Open Market Operations (OMO) refer to the buying and selling of government securities in the open market by a country’s central bank, such as the Reserve Bank of India (RBI), to regulate the money supply and liquidity in the economy. This is one of the primary tools used by the central bank to implement monetary policy and influence interest rates, inflation, and economic growth.
Meaning of OMO
- Liquidity Regulation:
- The RBI uses OMO to inject or absorb liquidity in the banking system.
- By buying securities, the RBI infuses money into the economy, increasing liquidity.
- By selling securities, the RBI absorbs excess money, reducing liquidity.
- Impact on Interest Rates:
- OMO influences short-term interest rates. For example:
- Increased liquidity leads to lower interest rates.
- Reduced liquidity results in higher interest rates.
- OMO influences short-term interest rates. For example:
- Inflation Control:
- OMO helps control inflation by managing the money supply. Excess liquidity in the market can be curbed through the sale of securities.
Types of OMO
- Outright Transactions:
- These are permanent operations where securities are either bought or sold with no intention of reversing the transaction.
- Repo and Reverse Repo Transactions:
- In repo operations, the central bank lends money to banks by purchasing securities with an agreement to sell them back.
- In reverse repo operations, the central bank absorbs liquidity by selling securities to banks with an agreement to buy them back.
Objectives of OMO
- Control Inflation and Deflation:
- Reduce money supply to combat inflation.
- Increase money supply to tackle deflation.
- Ensure Economic Stability:
- Maintain stability in the financial markets by managing liquidity.
- Manage Money Supply:
- Adjust the availability of funds in the economy to promote balanced growth.
- Support Government Borrowing:
- Facilitate the government’s borrowing program by ensuring an active market for government securities.
Impact of OMO
- Buying Government Securities:
- Increases liquidity in the banking system.
- Encourages lending and investment.
- Promotes economic growth.
- Selling Government Securities:
- Reduces liquidity in the banking system.
- Discourages excessive spending and borrowing.
- Helps control inflation.
Example
If the RBI observes excess liquidity in the banking system, leading to inflationary pressures, it may sell government securities worth ₹10,000 crore in the open market. Banks will buy these securities, reducing their funds available for lending and thereby controlling inflation.
Significance of OMO
- Efficient Monetary Policy Implementation:
- It is a direct and effective way to implement monetary policy changes.

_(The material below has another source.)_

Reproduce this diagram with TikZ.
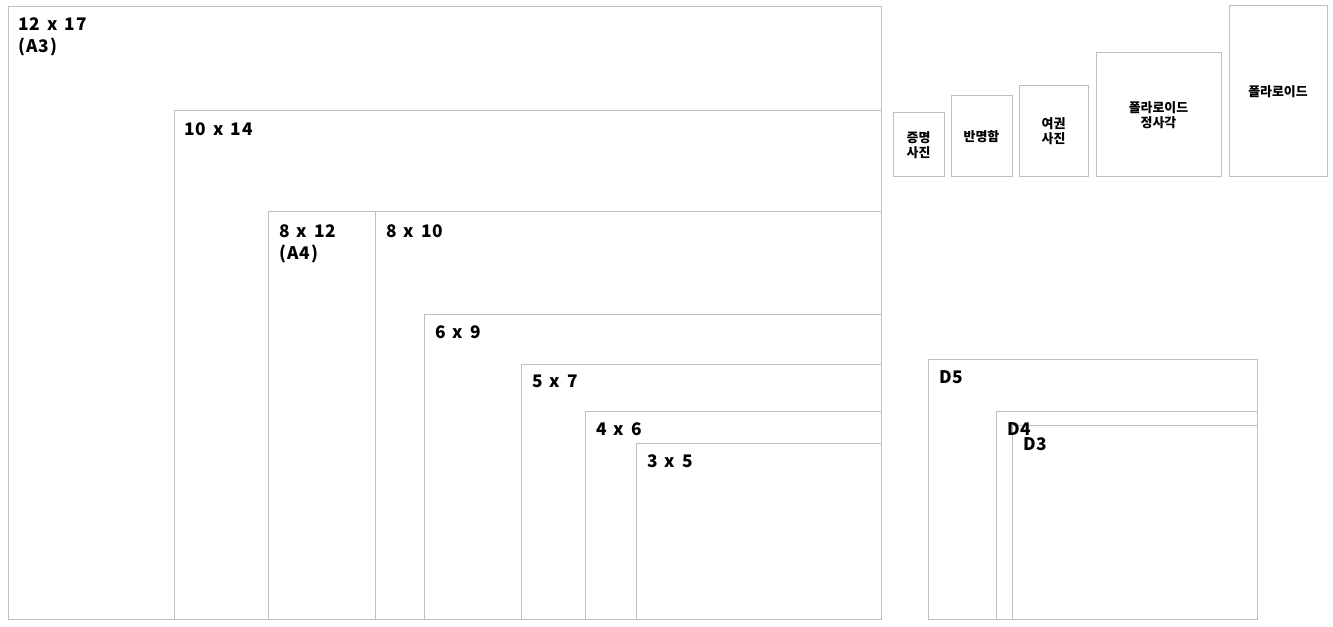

- Influence on Credit Availability:
- It controls the availability of credit in the economy, impacting businesses and consumers.
- Market Stabilization:
- OMO prevents extreme fluctuations in liquidity and interest rates, promoting financial stability.
In summary, Open Market Operations (OMO) are a vital monetary tool used by the central bank to maintain a balance between liquidity, inflation, and economic growth, ensuring the smooth functioning of the financial system.